§ **WORK INSTRUCTIONS**: Reproduce the entries word for word, and omit any picture you find in them.

:::::

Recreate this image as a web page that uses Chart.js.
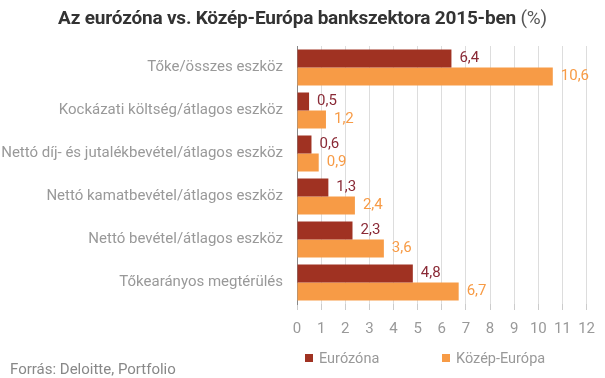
<!DOCTYPE html>
<html><head><meta charset="utf-8">
<script src="https://cdn.jsdelivr.net/npm/chart.js@4/dist/chart.umd.min.js"></script>
<style>
html,body{margin:0;padding:0;background:#fff;}
#wrap{position:relative;width:605px;height:378px;font-family:Roboto,sans-serif;}
#title{position:absolute;left:0;top:6px;width:605px;text-align:center;font-size:19px;font-weight:bold;color:#333;letter-spacing:-0.2px;}
#title span{font-weight:normal;color:#555;}
#src{position:absolute;left:10px;top:360px;font-size:15px;color:#888;}
.leg{position:absolute;top:350px;font-size:14.5px;color:#999;}
.leg i{display:inline-block;width:8px;height:8px;margin-right:6px;vertical-align:1px;}
canvas{position:absolute;left:0;top:0;}
</style></head>
<body><div id="wrap">
<canvas id="c" width="605" height="378"></canvas>
<div id="title">Az eurózóna vs. Közép-Európa bankszektora 2015-ben <span>(%)</span></div>
<div class="leg" style="left:305px"><i style="background:#a03222"></i>Eurózóna</div>
<div class="leg" style="left:442px"><i style="background:#f79b46"></i>Közép-Európa</div>
<div id="src">Forrás: Deloitte, Portfolio</div>
</div>
<script>
const categories = ["Tőke/összes eszköz","Kockázati költség/átlagos eszköz","Nettó díj- és jutalékbevétel/átlagos eszköz","Nettó kamatbevétel/átlagos eszköz","Nettó bevétel/átlagos eszköz","Tőkearányos megtérülés"];
const eurozone = [6.4, 0.5, 0.6, 1.3, 2.3, 4.8];
const centralEurope = [10.6, 1.2, 0.9, 2.4, 3.6, 6.7];
const seriesNames = ["Eurózóna", "Közép-Európa"];

const labelPlugin = {
  id: 'vlabels',
  afterDatasetsDraw(chart) {
    const ctx = chart.ctx;
    const colors = ['#8a2a36', '#f79b46'];
    chart.data.datasets.forEach((ds, i) => {
      const meta = chart.getDatasetMeta(i);
      meta.data.forEach((bar, j) => {
        ctx.save();
        ctx.font = '15px Roboto, sans-serif';
        ctx.fillStyle = colors[i];
        ctx.textBaseline = 'middle';
        ctx.textAlign = 'left';
        ctx.fillText(String(ds.data[j]).replace('.', ','), bar.x + 8, bar.y);
        ctx.restore();
      });
    });
  }
};

new Chart(document.getElementById('c'), {
  type: 'bar',
  data: {
    labels: categories,
    datasets: [
      {label: seriesNames[0], data: eurozone, backgroundColor: '#a03222'},
      {label: seriesNames[1], data: centralEurope, backgroundColor: '#f79b46'}
    ]
  },
  options: {
    indexAxis: 'y',
    responsive: false,
    animation: false,
    layout: {padding: {top: 46, bottom: 40, right: 12, left: 0}},
    plugins: {legend: {display: false}, tooltip: {enabled: false}, title: {display: false}},
    datasets: {bar: {categoryPercentage: 0.84, barPercentage: 1}},
    scales: {
      x: {
        min: 0, max: 12,
        afterFit(scale) { scale.height = 34; },
        ticks: {stepSize: 1, color: '#999', font: {family: 'Roboto', size: 15}, padding: 10},
        grid: {color: '#dddddd', drawTicks: true, tickLength: 6, tickColor: '#cccccc'},
        border: {display: false}
      },
      y: {
        afterFit(scale) { scale.width = 297; },
        ticks: {color: '#999', font: {family: 'Roboto', size: 15}, padding: 14},
        grid: {display: false, drawTicks: false},
        border: {display: true, color: '#888'}
      }
    }
  },
  plugins: [labelPlugin]
});
</script>
</body></html>
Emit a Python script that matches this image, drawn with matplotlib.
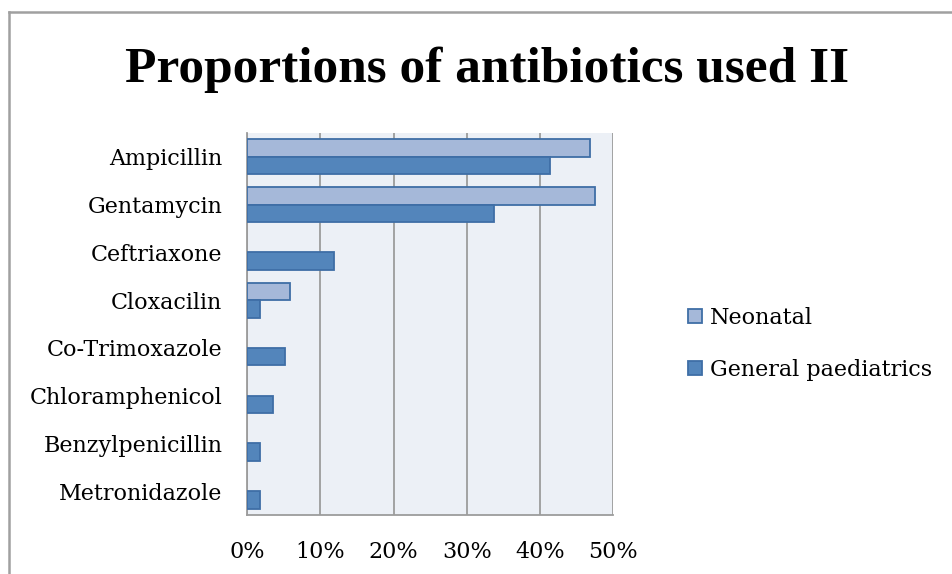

:::::

§ **WRITTEN REPLY**:
Recreate this image as a web page that uses Chart.js.
<!DOCTYPE html>
<html><head><meta charset="utf-8">
<script src="https://cdn.jsdelivr.net/npm/chart.js@4/dist/chart.umd.min.js"></script>
<style>
html,body{margin:0;padding:0;background:#fff;}
#wrap{position:relative;width:605px;height:378px;font-family:Roboto,sans-serif;}
#title{position:absolute;left:0;top:6px;width:605px;text-align:center;font-size:19px;font-weight:bold;color:#333;letter-spacing:-0.2px;}
#title span{font-weight:normal;color:#555;}
#src{position:absolute;left:10px;top:360px;font-size:15px;color:#888;}
.leg{position:absolute;top:350px;font-size:14.5px;color:#999;}
.leg i{display:inline-block;width:8px;height:8px;margin-right:6px;vertical-align:1px;}
canvas{position:absolute;left:0;top:0;}
</style></head>
<body><div id="wrap">
<canvas id="c" width="605" height="378"></canvas>
<div id="title">Az eurózóna vs. Közép-Európa bankszektora 2015-ben <span>(%)</span></div>
<div class="leg" style="left:305px"><i style="background:#a03222"></i>Eurózóna</div>
<div class="leg" style="left:442px"><i style="background:#f79b46"></i>Közép-Európa</div>
<div id="src">Forrás: Deloitte, Portfolio</div>
</div>
<script>
const categories = ["Tőke/összes eszköz","Kockázati költség/átlagos eszköz","Nettó díj- és jutalékbevétel/átlagos eszköz","Nettó kamatbevétel/átlagos eszköz","Nettó bevétel/átlagos eszköz","Tőkearányos megtérülés"];
const eurozone = [6.4, 0.5, 0.6, 1.3, 2.3, 4.8];
const centralEurope = [10.6, 1.2, 0.9, 2.4, 3.6, 6.7];
const seriesNames = ["Eurózóna", "Közép-Európa"];

const labelPlugin = {
  id: 'vlabels',
  afterDatasetsDraw(chart) {
    const ctx = chart.ctx;
    const colors = ['#8a2a36', '#f79b46'];
    chart.data.datasets.forEach((ds, i) => {
      const meta = chart.getDatasetMeta(i);
      meta.data.forEach((bar, j) => {
        ctx.save();
        ctx.font = '15px Roboto, sans-serif';
        ctx.fillStyle = colors[i];
        ctx.textBaseline = 'middle';
        ctx.textAlign = 'left';
        ctx.fillText(String(ds.data[j]).replace('.', ','), bar.x + 8, bar.y);
        ctx.restore();
      });
    });
  }
};

new Chart(document.getElementById('c'), {
  type: 'bar',
  data: {
    labels: categories,
    datasets: [
      {label: seriesNames[0], data: eurozone, backgroundColor: '#a03222'},
      {label: seriesNames[1], data: centralEurope, backgroundColor: '#f79b46'}
    ]
  },
  options: {
    indexAxis: 'y',
    responsive: false,
    animation: false,
    layout: {padding: {top: 46, bottom: 40, right: 12, left: 0}},
    plugins: {legend: {display: false}, tooltip: {enabled: false}, title: {display: false}},
    datasets: {bar: {categoryPercentage: 0.84, barPercentage: 1}},
    scales: {
      x: {
        min: 0, max: 12,
        afterFit(scale) { scale.height = 34; },
        ticks: {stepSize: 1, color: '#999', font: {family: 'Roboto', size: 15}, padding: 10},
        grid: {color: '#dddddd', drawTicks: true, tickLength: 6, tickColor: '#cccccc'},
        border: {display: false}
      },
      y: {
        afterFit(scale) { scale.width = 297; },
        ticks: {color: '#999', font: {family: 'Roboto', size: 15}, padding: 14},
        grid: {display: false, drawTicks: false},
        border: {display: true, color: '#888'}
      }
    }
  },
  plugins: [labelPlugin]
});
</script>
</body></html>
Emit a Python script that matches this image, drawn with matplotlib.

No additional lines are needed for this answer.